**Task description**
Retype, please, the listing from its opening line through the line that contains "plt.rcParams['font.family'] = ['Liberation", both included, without the pictures.

##### Information provided #####

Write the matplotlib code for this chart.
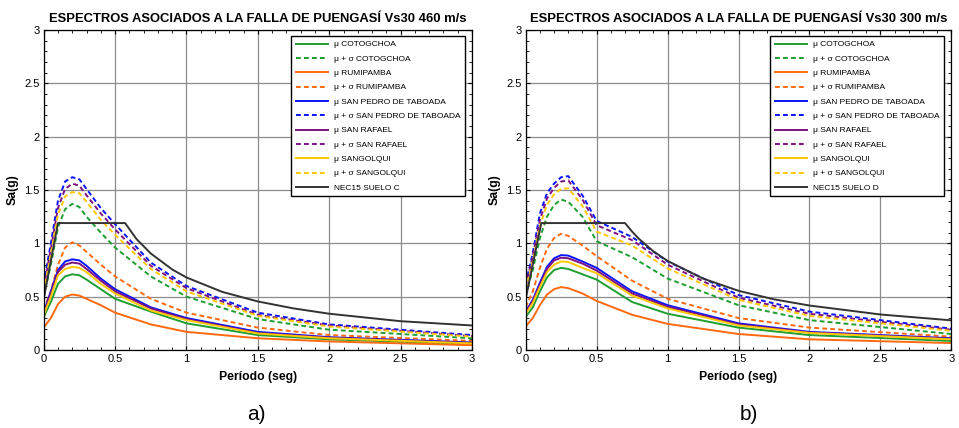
import matplotlib
matplotlib.use("Agg")
import matplotlib.pyplot as plt
from matplotlib.ticker import MultipleLocator

plt.rcParams['font.family'] = ['Liberation Sans', 'DejaVu Sans']

# ---------------- data ----------------
periods = [0, 0.05, 0.1, 0.15, 0.2, 0.25, 0.3, 0.4, 0.5, 0.75, 1.0, 1.5, 2.0, 3.0]

labels = ["μ COTOGCHOA", "μ + σ COTOGCHOA", "μ RUMIPAMBA", "μ + σ RUMIPAMBA",
          "μ SAN PEDRO DE TABOADA", "μ + σ SAN PEDRO DE TABOADA",
          "μ SAN RAFAEL", "μ + σ SAN RAFAEL", "μ SANGOLQUI", "μ + σ SANGOLQUI"]

# Panel a) Vs30 460 m/s
a_cot      = [0.31, 0.45, 0.62, 0.69, 0.71, 0.70, 0.66, 0.57, 0.48, 0.36, 0.25, 0.14, 0.10, 0.056]
a_cot_s    = [0.50, 0.80, 1.15, 1.32, 1.37, 1.34, 1.25, 1.10, 0.96, 0.69, 0.50, 0.29, 0.19, 0.11]
a_rum      = [0.21, 0.30, 0.43, 0.50, 0.52, 0.51, 0.48, 0.42, 0.35, 0.24, 0.17, 0.11, 0.08, 0.045]
a_rum_s    = [0.38, 0.55, 0.80, 0.96, 1.01, 0.98, 0.92, 0.80, 0.69, 0.48, 0.35, 0.21, 0.14, 0.085]
a_spt      = [0.35, 0.55, 0.75, 0.83, 0.85, 0.84, 0.79, 0.67, 0.57, 0.40, 0.30, 0.17, 0.12, 0.07]
a_spt_s    = [0.62, 1.00, 1.40, 1.58, 1.62, 1.60, 1.51, 1.33, 1.18, 0.82, 0.60, 0.35, 0.24, 0.14]
a_sr       = [0.34, 0.53, 0.73, 0.80, 0.82, 0.81, 0.76, 0.65, 0.55, 0.39, 0.29, 0.16, 0.115, 0.066]
a_sr_s     = [0.58, 0.95, 1.33, 1.51, 1.56, 1.54, 1.45, 1.28, 1.13, 0.79, 0.58, 0.33, 0.23, 0.13]
a_sang     = [0.33, 0.50, 0.70, 0.76, 0.78, 0.77, 0.73, 0.62, 0.53, 0.37, 0.28, 0.155, 0.11, 0.062]
a_sang_s   = [0.55, 0.90, 1.27, 1.44, 1.48, 1.47, 1.39, 1.22, 1.08, 0.76, 0.55, 0.32, 0.22, 0.125]

# Panel b) Vs30 300 m/s
b_cot      = [0.31, 0.40, 0.55, 0.68, 0.75, 0.77, 0.76, 0.71, 0.66, 0.45, 0.34, 0.21, 0.14, 0.085]
b_cot_s    = [0.52, 0.75, 1.05, 1.25, 1.36, 1.41, 1.39, 1.25, 1.02, 0.87, 0.67, 0.42, 0.28, 0.15]
b_rum      = [0.22, 0.30, 0.42, 0.52, 0.57, 0.59, 0.58, 0.53, 0.46, 0.33, 0.245, 0.15, 0.10, 0.065]
b_rum_s    = [0.40, 0.55, 0.77, 0.95, 1.05, 1.09, 1.07, 0.98, 0.88, 0.65, 0.48, 0.30, 0.21, 0.125]
b_spt      = [0.36, 0.47, 0.63, 0.78, 0.86, 0.89, 0.885, 0.83, 0.77, 0.55, 0.42, 0.25, 0.17, 0.11]
b_spt_s    = [0.62, 0.91, 1.28, 1.47, 1.56, 1.62, 1.63, 1.45, 1.21, 1.06, 0.83, 0.515, 0.36, 0.20]
b_sr       = [0.35, 0.46, 0.61, 0.76, 0.84, 0.865, 0.86, 0.81, 0.745, 0.53, 0.405, 0.24, 0.165, 0.105]
b_sr_s     = [0.60, 0.88, 1.22, 1.42, 1.52, 1.58, 1.59, 1.41, 1.17, 1.03, 0.80, 0.49, 0.34, 0.19]
b_sang     = [0.34, 0.44, 0.59, 0.73, 0.80, 0.83, 0.825, 0.77, 0.72, 0.51, 0.39, 0.23, 0.16, 0.10]
b_sang_s   = [0.57, 0.83, 1.16, 1.36, 1.46, 1.51, 1.515, 1.35, 1.11, 0.98, 0.765, 0.47, 0.32, 0.18]

# NEC15 design spectra
nec_c_T  = [0, 0.1, 0.57, 0.65, 0.75, 0.9, 1.0, 1.25, 1.5, 1.75, 2.0, 2.5, 3.0]
nec_c_Sa = [0.48, 1.19, 1.19, 1.04, 0.905, 0.755, 0.68, 0.545, 0.455, 0.39, 0.34, 0.27, 0.23]
nec_d_T  = [0, 0.11, 0.70, 0.75, 0.8, 0.9, 1.0, 1.25, 1.5, 1.75, 2.0, 2.5, 3.0]
nec_d_Sa = [0.48, 1.19, 1.19, 1.11, 1.04, 0.925, 0.835, 0.67, 0.555, 0.475, 0.417, 0.333, 0.278]

titles = ["ESPECTROS ASOCIADOS A LA FALLA DE PUENGASÍ Vs30 460 m/s",
          "ESPECTROS ASOCIADOS A LA FALLA DE PUENGASÍ Vs30 300 m/s"]
nec_labels = ["NEC15 SUELO C", "NEC15 SUELO D"]
captions = ["a)", "b)"]

colors = ["#1f9e32", "#1f9e32", "#ff6a10", "#ff6a10", "#0a14ff", "#0a14ff",
          "#7e1180", "#7e1180", "#ffc800", "#ffc800"]
styles = ["-", "--"] * 5

panels = [
    ([a_cot, a_cot_s, a_rum, a_rum_s, a_spt, a_spt_s, a_sr, a_sr_s, a_sang, a_sang_s], nec_c_T, nec_c_Sa),
    ([b_cot, b_cot_s, b_rum, b_rum_s, b_spt, b_spt_s, b_sr, b_sr_s, b_sang, b_sang_s], nec_d_T, nec_d_Sa),
]

fig = plt.figure(figsize=(9.59, 4.28), dpi=100)
W, H = 959, 428
axes_px = [(43.7, 472.0), (525.7, 951.3)]
cap_x = [256, 749]

for i, (series, nT, nSa) in enumerate(panels):
    x0, x1 = axes_px[i]
    ax = fig.add_axes([x0 / W, (H - 350) / H, (x1 - x0) / W, 320 / H])
    for s, lab, c, ls in zip(series, labels, colors, styles):
        ax.plot(periods, s, color=c, ls=ls, lw=1.4, label=lab,
                dashes=(2.5, 1.6) if ls == "--" else (None, None))
    ax.plot(nT, nSa, color="#333333", lw=1.4, label=nec_labels[i])
    ax.set_xlim(0, 3)
    ax.set_ylim(0, 3)
    ax.xaxis.set_major_locator(MultipleLocator(0.5))
    ax.yaxis.set_major_locator(MultipleLocator(0.5))
    ax.xaxis.set_minor_locator(MultipleLocator(0.1))
    ax.yaxis.set_minor_locator(MultipleLocator(0.1))
    ax.xaxis.set_major_formatter(plt.FuncFormatter(lambda v, p: f"{v:g}"))
    ax.yaxis.set_major_formatter(plt.FuncFormatter(lambda v, p: f"{v:g}"))
    ax.grid(True, which="major", color="#8c8c8c", lw=0.9)
    ax.set_axisbelow(True)
    ax.tick_params(which="both", direction="in", top=True, right=True, labelsize=8, pad=3)
    ax.tick_params(which="major", length=3)
    ax.tick_params(which="minor", length=2)
    for sp in ax.spines.values():
        sp.set_color("black")
        sp.set_linewidth(0.9)
    ax.set_title(titles[i], fontsize=9.4, fontweight="bold", pad=6)
    ax.set_xlabel("Período (seg)", fontsize=8.8, fontweight="bold", labelpad=5)
    ax.set_ylabel("Sa(g)", fontsize=8.8, fontweight="bold", labelpad=4)
    leg = ax.legend(loc="upper right", bbox_to_anchor=(0.984, 0.981), borderaxespad=0,
                    fontsize=6, frameon=True, fancybox=False, framealpha=1,
                    edgecolor="black", handlelength=3.9, handletextpad=0.7,
                    labelspacing=0.78, borderpad=0.55)
    leg.get_frame().set_linewidth(1.0)
    fig.text(cap_x[i] / W, 1 - 415 / H, captions[i], fontsize=15, ha="center", va="center")

fig.savefig("out.png", dpi=100)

#####

**Final result**
Write the matplotlib code for this chart.
import matplotlib
matplotlib.use("Agg")
import matplotlib.pyplot as plt
from matplotlib.ticker import MultipleLocator

plt.rcParams['font.family'] = ['Liberation Sans', 'DejaVu Sans']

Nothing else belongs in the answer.